Given exercise:
Search the material below for the word "with". Copy every line that has it.

Recorded data:
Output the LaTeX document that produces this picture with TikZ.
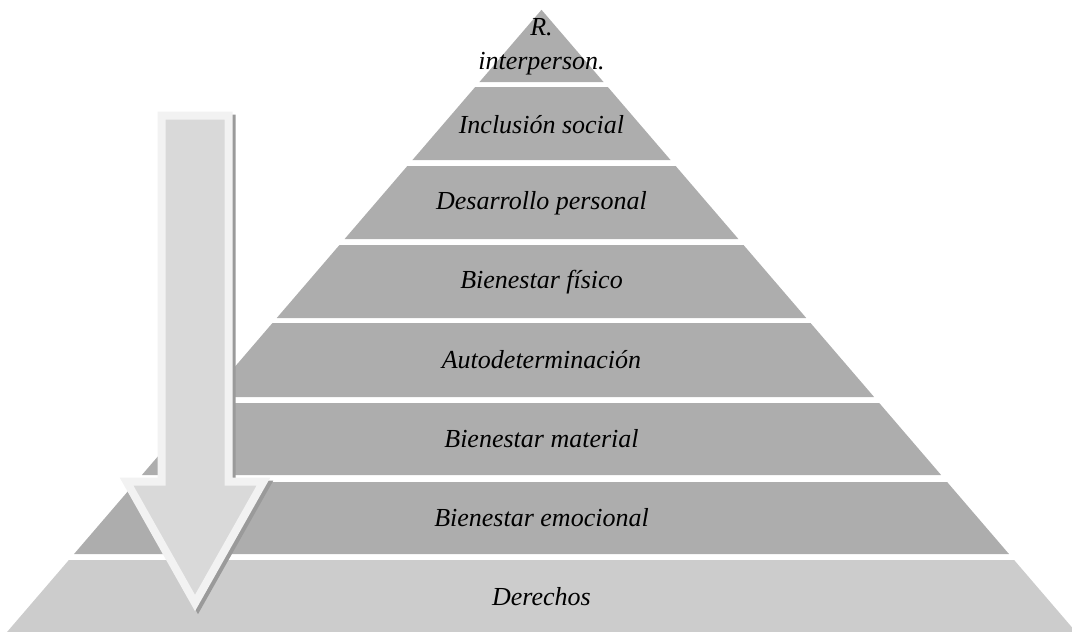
\documentclass[tikz,border=0pt]{standalone}
\usepackage{fontspec}
\setmainfont{Liberation Serif}
\definecolor{tiergray}{HTML}{ADADAD}
\definecolor{basegray}{HTML}{CCCCCC}
\definecolor{arrowfill}{HTML}{D9D9D9}
\definecolor{arrowrim}{HTML}{F2F2F2}
\definecolor{arrowshade}{HTML}{9A9A9A}
\begin{document}
\begin{tikzpicture}[x=1pt,y=-1pt,
  tier/.style={fill=tiergray,draw=none},
  basetier/.style={fill=basegray,draw=none},
  tierlabel/.style={font=\fontsize{26}{34}\selectfont\itshape,text=black,align=center,inner sep=0pt},
  arrowbody/.style={fill=arrowfill,draw=arrowrim,line width=8pt,line join=miter,miter limit=10},
  arrowshadow/.style={fill=arrowshade,draw=arrowshade,line width=8pt,line join=miter,miter limit=10}]
\useasboundingbox (0,0) rectangle (1072,632);
% pyramid axis, apex height and slope of the flanks
\def\cx{541.5}
\def\ay{9.8}
\def\k{0.859}
% upper seven tiers
\foreach \t/\b in {9.8/82, 87/160, 166/239, 245/318, 323/397, 403/475, 482/554}{
  \pgfmathsetmacro\wt{\k*(\t-\ay)}
  \pgfmathsetmacro\wb{\k*(\b-\ay)}
  \fill[tier] (\cx-\wt,\t) -- (\cx+\wt,\t) -- (\cx+\wb,\b) -- (\cx-\wb,\b) -- cycle;
}
% base tier, cut by the page edge
\begin{scope}
  \clip (0,0) rectangle (1072,632);
  \pgfmathsetmacro\wt{\k*(560-\ay)}
  \pgfmathsetmacro\wb{\k*(650-\ay)}
  \fill[basetier] (\cx-\wt,560) -- (\cx+\wt,560) -- (\cx+\wb,650) -- (\cx-\wb,650) -- cycle;
\end{scope}
% tier labels
\node[tierlabel] (t1) at (\cx,47) {R.\\interperson.};
\node[tierlabel] (t2) at (\cx,125) {Inclusión social};
\node[tierlabel] (t3) at (\cx,203) {Desarrollo personal};
\node[tierlabel] (t4) at (\cx,282) {Bienestar físico};
\node[tierlabel] (t5) at (\cx,360) {Autodeterminación};
\node[tierlabel] (t6) at (\cx,439) {Bienestar material};
\node[tierlabel] (t7) at (\cx,518) {Bienestar emocional};
\node[tierlabel] (t8) at (\cx,597) {Derechos};
% downward block arrow with drop shadow
\def\arrowpath{(161.5,115.5) -- (228.5,115.5) -- (228.5,481.5) -- (263.5,481.5) -- (195,603) -- (126.5,481.5) -- (161.5,481.5) -- cycle}
\begin{scope}[shift={(3,3)}]
  \path[arrowshadow] \arrowpath;
\end{scope}
\path[arrowbody] \arrowpath;
\end{tikzpicture}
\end{document}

Correct output:
Output the LaTeX document that produces this picture with TikZ.
% downward block arrow with drop shadow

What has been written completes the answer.